Exercise requirements >> Check every line of the material below for the string "this", and return the ones that have it.

Supplied entries >>

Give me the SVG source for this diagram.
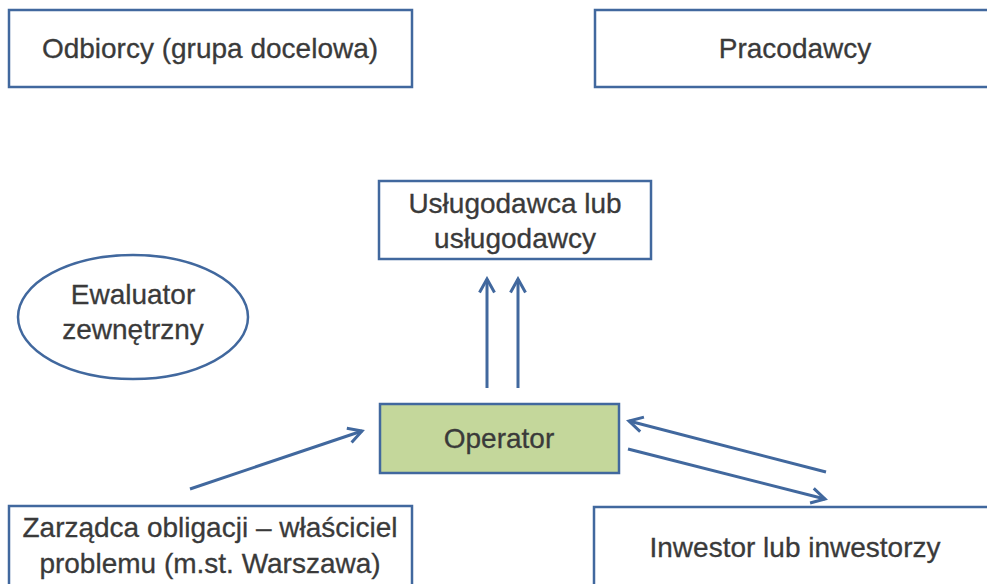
<svg xmlns="http://www.w3.org/2000/svg" width="987" height="584" viewBox="0 0 987 584">
  <defs>
    <style>
      .box { fill: #ffffff; stroke: #41689e; stroke-width: 2.5; }
      .op { fill: #c4d79b; stroke: #41689e; stroke-width: 2.5; }
      .lbl { font-family: "Liberation Sans", Arial, sans-serif; font-size: 28px; fill: #3a3a3a; text-anchor: middle; stroke: #3a3a3a; stroke-width: 0.3; }
      .conn { stroke: #41689e; stroke-width: 3; fill: none; marker-end: url(#arrow); }
    </style>
    <marker id="arrow" viewBox="0 0 12 12" refX="10" refY="6" markerWidth="6" markerHeight="6" markerUnits="strokeWidth" orient="auto">
      <path d="M1,1 L10,6 L1,11" fill="none" stroke="#41689e" stroke-width="2"/>
    </marker>
  </defs>
  <rect width="987" height="584" fill="#ffffff"/>

  <g id="odbiorcy">
    <rect class="box" x="9" y="10" width="403" height="77"/>
    <text class="lbl" x="210" y="58">Odbiorcy (grupa docelowa)</text>
  </g>
  <g id="pracodawcy">
    <rect class="box" x="595" y="10" width="400" height="77"/>
    <text class="lbl" x="795" y="58">Pracodawcy</text>
  </g>
  <g id="uslugodawca">
    <rect class="box" x="379" y="181" width="272" height="78"/>
    <text class="lbl" x="515" y="213">Usługodawca lub</text>
    <text class="lbl" x="515" y="248">usługodawcy</text>
  </g>
  <g id="ewaluator">
    <ellipse class="box" cx="133" cy="317" rx="115" ry="62"/>
    <text class="lbl" x="133" y="304">Ewaluator</text>
    <text class="lbl" x="133" y="339">zewnętrzny</text>
  </g>
  <g id="operator">
    <rect class="op" x="380" y="404" width="239" height="69"/>
    <text class="lbl" x="499" y="448">Operator</text>
  </g>
  <g id="zarzadca">
    <rect class="box" x="9" y="506" width="403" height="90"/>
    <text class="lbl" x="210" y="537">Zarządca obligacji – właściciel</text>
    <text class="lbl" x="210" y="573">problemu (m.st. Warszawa)</text>
  </g>
  <g id="inwestor">
    <rect class="box" x="594" y="507" width="400" height="90"/>
    <text class="lbl" x="795" y="557">Inwestor lub inwestorzy</text>
  </g>

  <g id="connectors">
    <line class="conn" x1="487" y1="388" x2="487" y2="279"/>
    <line class="conn" x1="518" y1="388" x2="518" y2="279"/>
    <line class="conn" x1="190" y1="489" x2="362" y2="431"/>
    <line class="conn" x1="826" y1="472" x2="629" y2="421"/>
    <line class="conn" x1="628" y1="449" x2="825" y2="499"/>
  </g>
</svg>
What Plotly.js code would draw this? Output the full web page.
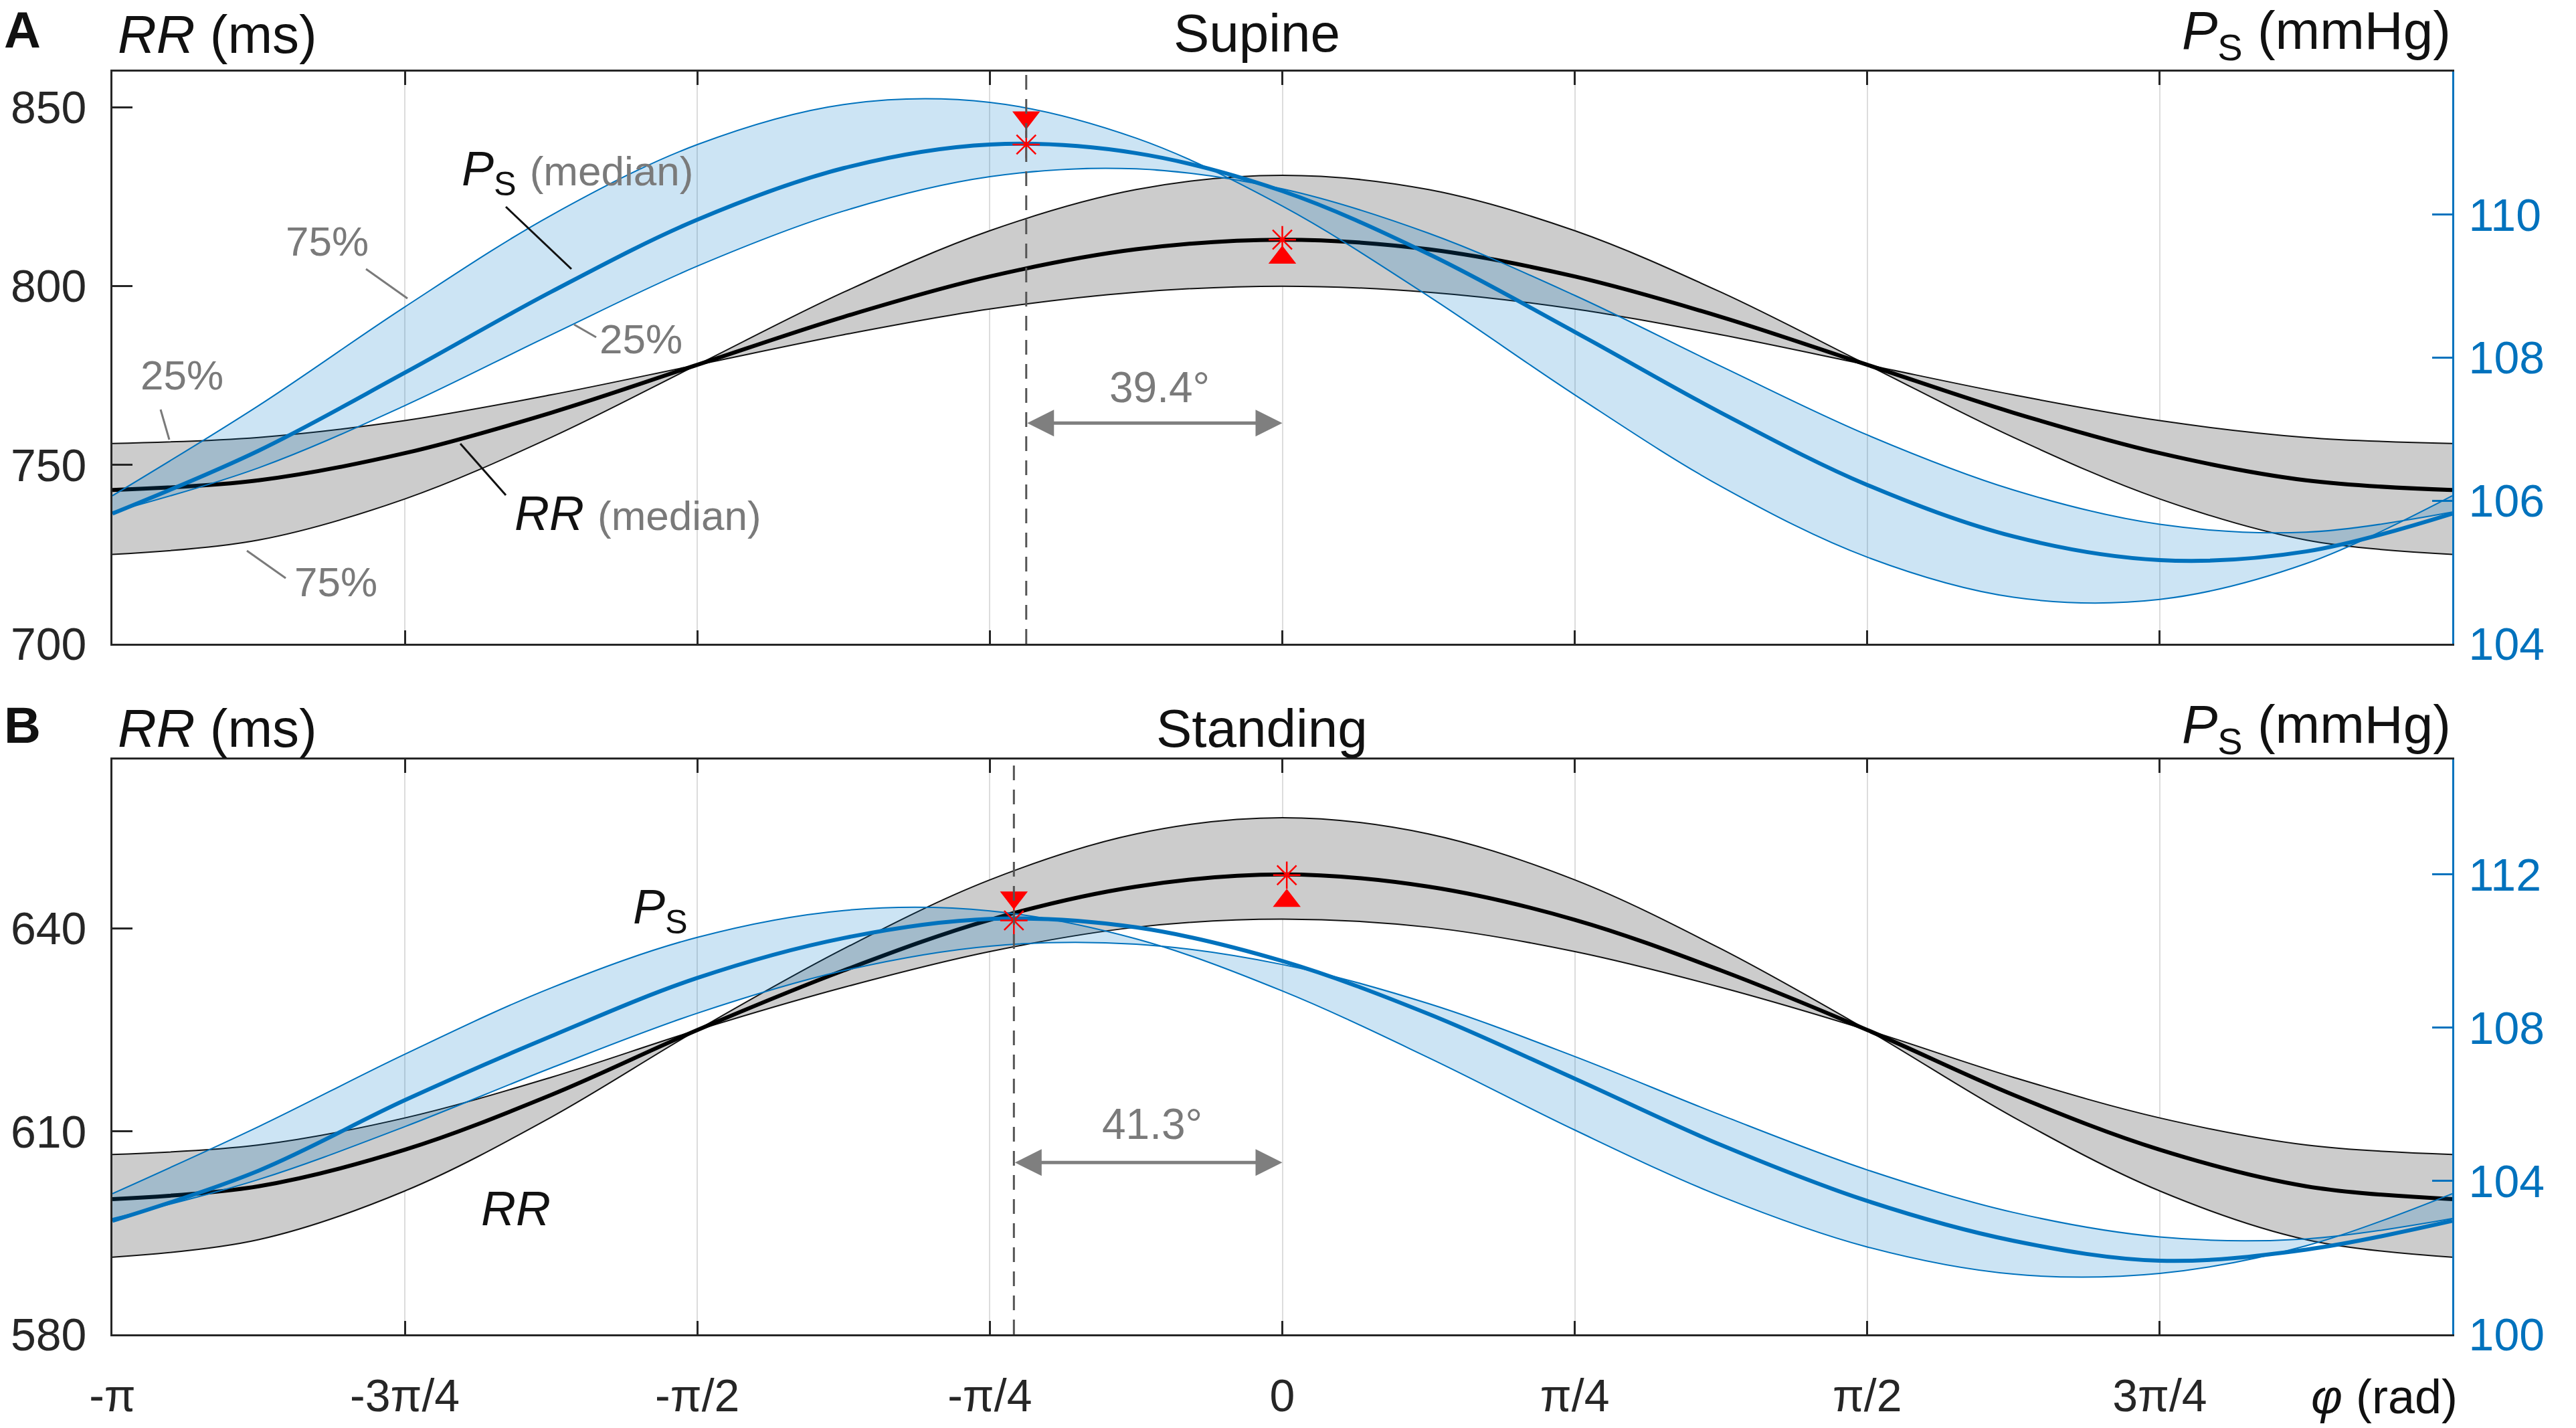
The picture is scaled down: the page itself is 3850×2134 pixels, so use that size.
<!DOCTYPE html>
<html>
<head>
<meta charset="utf-8">
<script src="https://cdn.plot.ly/plotly-3.0.1.min.js"></script>
<style>
  html, body { margin: 0; padding: 0; background: #fff; }
  #chart { width: 3850px; height: 2134px; }
</style>
</head>
<body>
<div id="chart"></div>
<script>
const W = 3850, H = 2134;
const FONT = "Liberation Sans, Arial, sans-serif";

// phase axis (rad), sampled every pi/8
const phi = [-3.1416, -2.7489, -2.3562, -1.9635, -1.5708, -1.1781, -0.7854, -0.3927, 0,
  0.3927, 0.7854, 1.1781, 1.5708, 1.9635, 2.3562, 2.7489, 3.1416];
const phiTicks = [-3.1416, -2.3562, -1.5708, -0.7854, 0, 0.7854, 1.5708, 2.3562, 3.1416];
const phiTickText = ["-π", "-3π/4", "-π/2", "-π/4", "0", "π/4", "π/2", "3π/4", ""];

// A: supine, RR (ms)
const rrSupMed = [743, 745.7, 753.3, 764.6, 778, 791.4, 802.7, 810.3, 813, 810.3, 802.7, 791.4, 778, 764.6, 753.3, 745.7, 743];
const rrSupQ75 = [725, 729.0, 740.5, 757.7, 778, 798.3, 815.5, 827.0, 831, 827.0, 815.5, 798.3, 778, 757.7, 740.5, 729.0, 725];
const rrSupQ25 = [756, 757.7, 762.4, 769.6, 778, 786.4, 793.6, 798.3, 800, 798.3, 793.6, 786.4, 778, 769.6, 762.4, 757.7, 756];
// A: supine, Ps (mmHg)
const psSupMed = [105.82, 106.70, 107.79, 108.92, 109.93, 110.65, 110.98, 110.86, 110.33, 109.45, 108.36, 107.23, 106.22, 105.50, 105.17, 105.29, 105.82];
const psSupQ75 = [106.07, 107.33, 108.71, 109.99, 110.98, 111.54, 111.57, 111.07, 110.12, 108.86, 107.48, 106.20, 105.21, 104.65, 104.62, 105.12, 106.07];
const psSupQ25 = [105.84, 106.46, 107.33, 108.32, 109.28, 110.05, 110.53, 110.64, 110.36, 109.74, 108.87, 107.88, 106.92, 106.15, 105.67, 105.56, 105.84];

// B: standing, RR (ms)
const rrStdMed = [600, 601.9, 607.3, 615.4, 625, 633.8, 641.3, 646.2, 648, 646.2, 641.3, 633.8, 625, 615.4, 607.3, 601.9, 600];
const rrStdQ75 = [591.4, 594.0, 601.2, 612.1, 625, 637.0, 647.2, 654.0, 656.4, 654.0, 647.2, 637.0, 625, 612.1, 601.2, 594.0, 591.4];
const rrStdQ25 = [606.6, 608.0, 612.0, 618.0, 625, 631.3, 636.6, 640.2, 641.4, 640.2, 636.6, 631.3, 625, 618.0, 612.0, 608.0, 606.6];
// B: standing, Ps (mmHg)
const psStdMed = [102.96, 104.27, 106.11, 107.78, 109.30, 110.34, 110.84, 110.62, 109.74, 108.36, 106.67, 104.94, 103.48, 102.44, 101.92, 102.21, 102.96];
const psStdQ75 = [103.67, 105.42, 107.31, 109.04, 110.36, 111.06, 111.05, 110.32, 108.96, 107.22, 105.33, 103.60, 102.28, 101.57, 101.59, 102.31, 103.67];
const psStdQ25 = [103.02, 104.04, 105.42, 106.95, 108.38, 109.49, 110.13, 110.18, 109.65, 108.63, 107.25, 105.72, 104.29, 103.18, 102.54, 102.49, 103.02];

// phase shift of the Ps peak vs the RR peak (deg)
const shiftDeg = [39.4, 41.3];
// peak markers: [asterisk, triangle]
const supPsPeak = [110.98, 111.36];
const supRRPeak = [813, 808.0];
const stdPsPeak = [110.80, 111.40];
const stdRRPeak = [647.9, 644.1];
const stdRRPeakPhi = 0.012;

const BLUE = "#0072BD";
const AXIS = "#262626";
const GREY_TXT = "#7a7a7a";
const deg2rad = (d) => (d * Math.PI) / 180;

function band(xa, ya, q75, q25, med, edge, fill, medColor) {
  return [
    { x: phi, y: q75, xaxis: xa, yaxis: ya, mode: "lines",
      line: { color: edge, width: 2, shape: "spline" } },
    { x: phi, y: q25, xaxis: xa, yaxis: ya, mode: "lines", fill: "tonexty", fillcolor: fill,
      line: { color: edge, width: 2, shape: "spline" } },
    { x: phi, y: med, xaxis: xa, yaxis: ya, mode: "lines",
      line: { color: medColor, width: 6, shape: "spline" } },
  ];
}

function peakMarks(xa, ya, x, vals, triSymbol) {
  return [
    { x: [x], y: [vals[1]], xaxis: xa, yaxis: ya, mode: "markers",
      marker: { symbol: triSymbol, size: 36, color: "#ff0000" } },
    { x: [x], y: [vals[0]], xaxis: xa, yaxis: ya, mode: "markers",
      marker: { symbol: "asterisk-open", size: 34, color: "#ff0000", line: { color: "#ff0000", width: 2.5 } } },
  ];
}

const shiftA = -deg2rad(shiftDeg[0]);
const shiftB = -deg2rad(shiftDeg[1]);

const data = [
  ...band("x", "y", rrSupQ75, rrSupQ25, rrSupMed, "#111111", "#cccccc", "#000000"),
  ...band("x", "y2", psSupQ75, psSupQ25, psSupMed, BLUE, "rgba(0,120,200,0.2)", BLUE),
  ...band("x2", "y3", rrStdQ75, rrStdQ25, rrStdMed, "#111111", "#cccccc", "#000000"),
  ...band("x2", "y4", psStdQ75, psStdQ25, psStdMed, BLUE, "rgba(0,120,200,0.2)", BLUE),
  ...peakMarks("x", "y2", shiftA, supPsPeak, "triangle-down"),
  ...peakMarks("x", "y", 0, supRRPeak, "triangle-up"),
  ...peakMarks("x2", "y4", shiftB, stdPsPeak, "triangle-down"),
  ...peakMarks("x2", "y3", stdRRPeakPhi, stdRRPeak, "triangle-up"),
];

const xDomain = [168 / W, 3665 / W];
const tickFont = { family: FONT, size: 68, color: AXIS };

function xAxis(anchor, showLabels) {
  return {
    domain: xDomain, anchor: anchor, range: [-Math.PI, Math.PI],
    tickmode: "array", tickvals: phiTicks, ticktext: phiTickText,
    showticklabels: showLabels, ticks: "inside", ticklen: 20, tickwidth: 3, tickcolor: AXIS,
    showline: true, linecolor: AXIS, linewidth: 3, mirror: "ticks",
    showgrid: true, gridcolor: "#dcdcdc", gridwidth: 2, zeroline: false,
    tickfont: tickFont, ticklabelstandoff: 30,
  };
}

function yLeft(domain, range, ticks, anchor) {
  return {
    domain: domain, anchor: anchor, range: range, tickmode: "array", tickvals: ticks,
    ticks: "inside", ticklen: 30, tickwidth: 3, tickcolor: AXIS,
    showline: true, linecolor: AXIS, linewidth: 3, showgrid: false, zeroline: false,
    tickfont: tickFont, ticklabelstandoff: 22,
  };
}

function yRight(over, range, ticks, anchor) {
  return {
    overlaying: over, side: "right", anchor: anchor, range: range, tickmode: "array", tickvals: ticks,
    ticks: "inside", ticklen: 30, tickwidth: 3, tickcolor: BLUE,
    showline: true, linecolor: BLUE, linewidth: 3, showgrid: false, zeroline: false,
    tickfont: { family: FONT, size: 68, color: BLUE }, ticklabelstandoff: 8,
  };
}

// text placed in page pixels
function txt(px, py, text, size, extra) {
  return Object.assign({
    xref: "paper", yref: "paper", x: px / W, y: 1 - py / H, text: text, showarrow: false,
    xanchor: "center", yanchor: "middle", font: { family: FONT, size: size, color: "#111111" },
  }, extra || {});
}

function leader(x0, y0, x1, y1, color) {
  return { type: "line", xref: "paper", yref: "paper", x0: x0 / W, y0: 1 - y0 / H,
    x1: x1 / W, y1: 1 - y1 / H, line: { color: color, width: 3 } };
}

function shiftArrow(xa, ya, x0, yv) {
  return { xref: xa, yref: ya, axref: xa, ayref: ya, x: 0, y: yv, ax: x0, ay: yv, text: "",
    showarrow: true, arrowside: "end+start", arrowhead: 2, startarrowhead: 2,
    arrowsize: 1.6, startarrowsize: 1.6, arrowwidth: 5, arrowcolor: "#7f7f7f", standoff: 0, startstandoff: 0 };
}

const med = (s) => `<span style="font-size:62px;color:${GREY_TXT}">${s}</span>`;
const gray = { font: { family: FONT, size: 62, color: GREY_TXT } };

const annotations = [
  txt(4, 44, "<b>A</b>", 76, { xanchor: "left" }),
  txt(174, 52, "<i>RR</i> (ms)", 80, { xanchor: "left" }),
  txt(1878, 50, "Supine", 80),
  txt(3665, 52, "<i>P</i><sub>S</sub> (mmHg)", 80, { xanchor: "right" }),
  txt(4, 1083, "<b>B</b>", 76, { xanchor: "left" }),
  txt(174, 1088, "<i>RR</i> (ms)", 80, { xanchor: "left" }),
  txt(1886, 1088, "Standing", 80),
  txt(3665, 1088, "<i>P</i><sub>S</sub> (mmHg)", 80, { xanchor: "right" }),

  txt(688, 257, "<i>P</i><sub>S</sub> " + med("(median)"), 72, { xanchor: "left" }),
  txt(489, 360, "75%", 62, gray),
  txt(958, 507, "25%", 62, gray),
  txt(272, 560, "25%", 62, gray),
  txt(502, 869, "75%", 62, gray),
  txt(767, 767, "<i>RR</i> " + med("(median)"), 72, { xanchor: "left" }),
  txt(1733, 579, "39.4°", 64, { font: { family: FONT, size: 64, color: GREY_TXT } }),
  shiftArrow("x", "y", shiftA, 761.7),

  txt(987, 1360, "<i>P</i><sub>S</sub>", 72),
  txt(771, 1806, "<i>RR</i>", 72),
  txt(1722, 1680, "41.3°", 64, { font: { family: FONT, size: 64, color: GREY_TXT } }),
  shiftArrow("x2", "y3", shiftB, 605.4),

  txt(3675, 2087, "<i>φ</i> (rad)", 72, { xanchor: "right" }),
];

const shapes = [
  leader(756, 309, 854, 402, "#111111"),
  leader(547, 402, 609, 446, GREY_TXT),
  leader(858, 485, 891, 504, GREY_TXT),
  leader(240, 612, 253, 657, GREY_TXT),
  leader(369, 823, 427, 864, GREY_TXT),
  leader(688, 663, 756, 740, "#111111"),
  { type: "line", xref: "x", yref: "y domain", x0: shiftA, x1: shiftA, y0: 0, y1: 1,
    line: { color: "#555555", width: 3, dash: "22px,14px" } },
  { type: "line", xref: "x2", yref: "y3 domain", x0: shiftB, x1: shiftB, y0: 0, y1: 1,
    line: { color: "#555555", width: 3, dash: "22px,14px" } },
];

const layout = {
  width: W, height: H,
  margin: { l: 0, r: 0, t: 0, b: 0 },
  paper_bgcolor: "#ffffff", plot_bgcolor: "#ffffff",
  showlegend: false, hovermode: false,
  font: { family: FONT, color: AXIS },
  xaxis: xAxis("y", false),
  yaxis: yLeft([1 - 962 / H, 1 - 107 / H], [700, 860], [700, 750, 800, 850], "x"),
  yaxis2: yRight("y", [104, 112], [104, 106, 108, 110], "x"),
  xaxis2: xAxis("y3", true),
  yaxis3: yLeft([1 - 1994 / H, 1 - 1135 / H], [580, 665], [580, 610, 640], "x2"),
  yaxis4: yRight("y3", [100, 115], [100, 104, 108, 112], "x2"),
  annotations: annotations,
  shapes: shapes,
};

Plotly.newPlot("chart", data, layout, { staticPlot: true, displayModeBar: false });
</script>
</body>
</html>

Finished answer >>
Give me the SVG source for this diagram.
What Plotly.js code would draw this? Output the full web page.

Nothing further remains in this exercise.